Limited feedback power loading for OFDM

Abstract

Orthogonal frequency division multiplexing (OFDM) is a practical technique for communicating over broadband channels in multi-path fading environments. It is well known that varying the power allocation from frequency tone-to-frequency tone, commonly called power loading, can improve capacity or error rate performance. Unfortunately, the implementation of power loading is complicated by the fact that the transmitter must have knowledge of the forwardlink channel. This assumption is often unrealistic, particularly in systems using frequency division duplexing (FDD). In this paper we present a limited feedback approach for power loading OFDM symbols. In this approach, the receiver, which is assumed to have full forwardlink channel knowledge, designs a power loading vector and conveys it to the transmitter over a limited rate feedback channel.
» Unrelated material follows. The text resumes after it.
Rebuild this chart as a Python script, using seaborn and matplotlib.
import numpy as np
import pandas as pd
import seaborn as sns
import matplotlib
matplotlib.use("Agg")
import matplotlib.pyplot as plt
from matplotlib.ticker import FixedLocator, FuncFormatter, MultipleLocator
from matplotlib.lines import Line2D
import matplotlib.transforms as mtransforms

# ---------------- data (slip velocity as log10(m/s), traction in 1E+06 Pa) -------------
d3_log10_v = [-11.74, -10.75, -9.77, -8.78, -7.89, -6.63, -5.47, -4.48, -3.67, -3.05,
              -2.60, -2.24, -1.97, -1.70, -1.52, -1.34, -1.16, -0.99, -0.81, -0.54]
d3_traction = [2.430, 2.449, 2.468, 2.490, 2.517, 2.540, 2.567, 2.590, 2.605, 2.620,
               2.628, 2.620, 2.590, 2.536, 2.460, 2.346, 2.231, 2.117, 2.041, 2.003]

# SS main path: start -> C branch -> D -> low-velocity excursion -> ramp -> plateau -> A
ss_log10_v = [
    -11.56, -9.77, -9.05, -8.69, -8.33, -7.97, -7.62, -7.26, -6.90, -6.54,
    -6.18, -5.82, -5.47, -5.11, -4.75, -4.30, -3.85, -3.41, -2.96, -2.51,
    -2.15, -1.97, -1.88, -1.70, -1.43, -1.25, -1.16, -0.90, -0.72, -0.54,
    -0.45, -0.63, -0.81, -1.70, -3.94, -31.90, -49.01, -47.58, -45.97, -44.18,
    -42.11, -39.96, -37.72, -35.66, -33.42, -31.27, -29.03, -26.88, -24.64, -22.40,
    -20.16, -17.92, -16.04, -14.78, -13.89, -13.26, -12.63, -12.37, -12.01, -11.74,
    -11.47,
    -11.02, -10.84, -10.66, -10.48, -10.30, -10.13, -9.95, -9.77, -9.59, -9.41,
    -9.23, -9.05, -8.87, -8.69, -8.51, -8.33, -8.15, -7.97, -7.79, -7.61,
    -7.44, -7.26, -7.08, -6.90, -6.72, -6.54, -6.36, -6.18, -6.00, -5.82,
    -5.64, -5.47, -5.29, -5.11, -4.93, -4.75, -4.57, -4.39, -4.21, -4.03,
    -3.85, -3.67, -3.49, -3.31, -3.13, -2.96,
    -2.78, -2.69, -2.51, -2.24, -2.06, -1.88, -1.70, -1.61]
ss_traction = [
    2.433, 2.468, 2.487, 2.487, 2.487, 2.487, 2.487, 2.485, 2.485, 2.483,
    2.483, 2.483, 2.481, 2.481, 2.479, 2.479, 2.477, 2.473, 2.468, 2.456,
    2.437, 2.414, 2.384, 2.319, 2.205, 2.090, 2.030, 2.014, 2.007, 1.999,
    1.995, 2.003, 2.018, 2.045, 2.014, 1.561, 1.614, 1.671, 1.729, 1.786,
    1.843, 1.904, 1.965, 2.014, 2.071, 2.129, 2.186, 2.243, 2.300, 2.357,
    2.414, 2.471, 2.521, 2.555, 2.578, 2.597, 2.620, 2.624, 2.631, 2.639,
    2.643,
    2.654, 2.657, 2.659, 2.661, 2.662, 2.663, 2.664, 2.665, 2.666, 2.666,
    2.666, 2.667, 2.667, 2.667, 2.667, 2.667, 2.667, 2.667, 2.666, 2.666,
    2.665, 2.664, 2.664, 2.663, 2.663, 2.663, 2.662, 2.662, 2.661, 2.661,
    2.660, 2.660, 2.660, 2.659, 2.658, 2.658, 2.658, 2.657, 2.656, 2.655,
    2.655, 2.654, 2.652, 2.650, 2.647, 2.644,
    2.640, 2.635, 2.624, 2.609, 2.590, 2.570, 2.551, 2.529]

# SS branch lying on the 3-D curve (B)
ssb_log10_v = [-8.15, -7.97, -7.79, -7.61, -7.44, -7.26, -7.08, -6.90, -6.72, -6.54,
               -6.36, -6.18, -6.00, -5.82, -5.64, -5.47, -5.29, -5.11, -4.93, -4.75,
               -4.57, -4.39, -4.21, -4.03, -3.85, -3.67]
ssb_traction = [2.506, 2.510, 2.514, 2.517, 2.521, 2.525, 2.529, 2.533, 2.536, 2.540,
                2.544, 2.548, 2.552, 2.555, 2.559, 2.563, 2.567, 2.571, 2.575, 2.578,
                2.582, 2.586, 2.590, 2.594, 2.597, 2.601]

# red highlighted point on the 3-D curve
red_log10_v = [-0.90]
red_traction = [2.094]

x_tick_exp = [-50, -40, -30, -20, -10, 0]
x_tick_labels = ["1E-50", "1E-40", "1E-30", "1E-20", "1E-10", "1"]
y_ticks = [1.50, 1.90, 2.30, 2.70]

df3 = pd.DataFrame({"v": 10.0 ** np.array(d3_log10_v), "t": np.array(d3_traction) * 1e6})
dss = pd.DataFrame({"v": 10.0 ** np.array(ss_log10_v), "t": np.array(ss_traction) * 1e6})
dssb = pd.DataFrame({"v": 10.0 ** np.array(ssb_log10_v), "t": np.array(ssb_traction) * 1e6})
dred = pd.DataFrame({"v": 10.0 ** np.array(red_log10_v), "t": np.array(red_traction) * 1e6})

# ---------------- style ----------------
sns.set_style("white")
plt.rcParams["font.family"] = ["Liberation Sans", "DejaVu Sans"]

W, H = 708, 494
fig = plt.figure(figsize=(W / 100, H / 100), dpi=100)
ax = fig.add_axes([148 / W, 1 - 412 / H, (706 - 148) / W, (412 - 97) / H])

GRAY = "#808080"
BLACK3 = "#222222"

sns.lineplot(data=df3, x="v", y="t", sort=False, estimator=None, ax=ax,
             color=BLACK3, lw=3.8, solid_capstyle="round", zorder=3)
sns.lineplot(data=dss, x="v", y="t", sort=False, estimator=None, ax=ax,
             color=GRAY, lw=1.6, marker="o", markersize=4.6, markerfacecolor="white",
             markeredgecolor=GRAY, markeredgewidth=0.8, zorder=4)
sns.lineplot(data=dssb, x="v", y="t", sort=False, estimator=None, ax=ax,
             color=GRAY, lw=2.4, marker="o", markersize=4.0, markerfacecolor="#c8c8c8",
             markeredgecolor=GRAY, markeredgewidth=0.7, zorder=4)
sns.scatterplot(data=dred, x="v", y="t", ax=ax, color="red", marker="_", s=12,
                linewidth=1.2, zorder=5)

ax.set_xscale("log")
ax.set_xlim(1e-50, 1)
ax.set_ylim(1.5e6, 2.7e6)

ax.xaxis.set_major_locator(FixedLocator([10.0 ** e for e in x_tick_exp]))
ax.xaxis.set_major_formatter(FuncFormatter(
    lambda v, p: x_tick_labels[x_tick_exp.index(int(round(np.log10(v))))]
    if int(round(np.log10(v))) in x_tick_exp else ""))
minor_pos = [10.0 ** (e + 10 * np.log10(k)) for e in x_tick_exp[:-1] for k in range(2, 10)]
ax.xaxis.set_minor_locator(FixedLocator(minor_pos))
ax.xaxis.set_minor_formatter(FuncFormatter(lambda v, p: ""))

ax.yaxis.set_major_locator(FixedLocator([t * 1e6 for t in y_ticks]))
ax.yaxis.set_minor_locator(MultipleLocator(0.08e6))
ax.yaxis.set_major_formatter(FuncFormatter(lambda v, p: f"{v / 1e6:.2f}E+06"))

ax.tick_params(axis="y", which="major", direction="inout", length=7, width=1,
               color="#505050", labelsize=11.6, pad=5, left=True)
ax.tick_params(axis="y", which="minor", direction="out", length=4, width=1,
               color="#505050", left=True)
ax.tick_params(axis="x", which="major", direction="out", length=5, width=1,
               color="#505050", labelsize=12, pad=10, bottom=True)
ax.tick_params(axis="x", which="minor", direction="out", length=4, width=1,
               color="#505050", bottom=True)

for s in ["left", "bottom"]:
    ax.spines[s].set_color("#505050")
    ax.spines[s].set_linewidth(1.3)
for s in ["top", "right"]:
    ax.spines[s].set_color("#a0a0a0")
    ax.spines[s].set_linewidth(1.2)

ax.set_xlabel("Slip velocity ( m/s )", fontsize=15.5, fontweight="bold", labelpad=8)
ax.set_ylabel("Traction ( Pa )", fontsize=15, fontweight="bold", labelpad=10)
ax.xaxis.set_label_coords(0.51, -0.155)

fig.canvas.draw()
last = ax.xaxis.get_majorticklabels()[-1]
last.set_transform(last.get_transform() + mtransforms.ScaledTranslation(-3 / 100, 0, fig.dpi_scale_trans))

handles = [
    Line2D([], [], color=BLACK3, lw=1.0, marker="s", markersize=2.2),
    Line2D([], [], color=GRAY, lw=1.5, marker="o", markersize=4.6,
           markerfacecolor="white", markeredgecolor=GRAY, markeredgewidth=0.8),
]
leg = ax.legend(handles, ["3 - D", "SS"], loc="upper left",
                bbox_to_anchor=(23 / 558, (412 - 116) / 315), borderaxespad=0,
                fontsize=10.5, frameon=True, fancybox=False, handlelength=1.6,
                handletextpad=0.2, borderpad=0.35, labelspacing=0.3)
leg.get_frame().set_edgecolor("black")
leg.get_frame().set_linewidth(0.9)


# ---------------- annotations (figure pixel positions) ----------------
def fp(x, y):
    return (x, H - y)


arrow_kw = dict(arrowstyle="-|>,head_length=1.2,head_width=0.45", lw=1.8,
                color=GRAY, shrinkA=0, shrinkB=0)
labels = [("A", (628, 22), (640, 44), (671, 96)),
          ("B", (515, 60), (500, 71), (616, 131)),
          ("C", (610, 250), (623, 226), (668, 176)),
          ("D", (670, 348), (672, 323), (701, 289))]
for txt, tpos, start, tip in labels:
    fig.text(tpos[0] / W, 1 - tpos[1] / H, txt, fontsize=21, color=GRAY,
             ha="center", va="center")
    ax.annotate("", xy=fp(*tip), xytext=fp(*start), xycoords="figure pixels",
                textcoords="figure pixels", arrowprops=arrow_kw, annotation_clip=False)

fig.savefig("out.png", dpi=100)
The technique uses a codebook of power loading vectors known to both the transmitter and receiver. We design limited feedback schemes for error rate optimized and capacity optimized power loading. We show how to design quantizers using iterative optimization techniques from the theory of vector quantization for the case of error rate selection. In the capacity case, we characterize optimal feedback schemes for asymptotic signal-to-noise ratio (SNR) scenarios and present a simple method called multi-mode power loading that uses a codebook that switches subcarriers off and on. Simulation results show that the limited feedback techniques provide performance close to perfect channel knowledge power loading.